One of the key components of an Augmented Reality system is object detection. Successful object detection returns the identifiers of the objects recognized in a camera frame, as well as the camera’s location and orientation with respect to each one of the identified objects. Using information, the application can render augmentations on top of the camera frame. Upon successful detection, the identity and pose information is passed on to a tracking subsystem to manage augmentation rendering in subsequent frames.
Our AR team has developed a feature-based object detection solution from the ground up.The system is based on looking for scale invariant features and histograms of gradient based descriptors, with significant modifications, aimed at complexity reduction. As a result, our solution yields detection performance comparable to the current state of the art algorithms, yet at a complexity level which makes it practical for implementation on mobile devices.
The database used for detecting an object is extracted from "reference views" of the object. In case of planar objects, a typical choice for a reference view would be a frontal, full-resolution image of the planar object. Additional views can also be added to provide greater robustness to view-point changes. In this special case, the object geometry is also fairly simple, since all the reference features lie on a single plane.
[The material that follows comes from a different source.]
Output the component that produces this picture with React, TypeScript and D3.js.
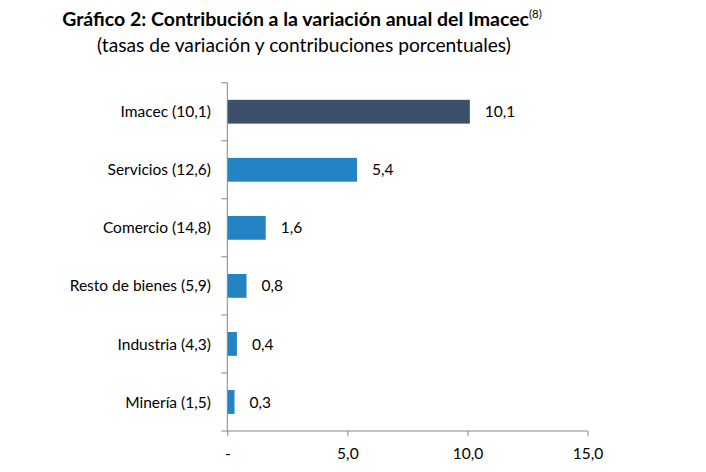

In the case of 3D objects, there can be several reference views describing the object where features from different views need to be described in 3D coordinates consistent across all views. Qualcomm’s AR team has developed two alternative pipelines for extracting 3D object representations, also known as "3D object databases” depending on whether a 3D model of the object at hand is known or unknown. In this situation, the object geometry verification is determined by estimating a consistent rotation and translation that can explain the observed correspondences.
If the 3D model is given, features extracted from multiple object views are projected forward and their depth is estimated at the intersection with the model positioned consistent with the camera pose of the view in question. However, if the 3D model is not available, which is most often the case, the problem becomes much more difficult. To resolve this, we have developed a specialized SLAM-based scanning tool which extracts object features from a multitude of views and estimates their 3D coordinates using standard structure-from-motion techniques.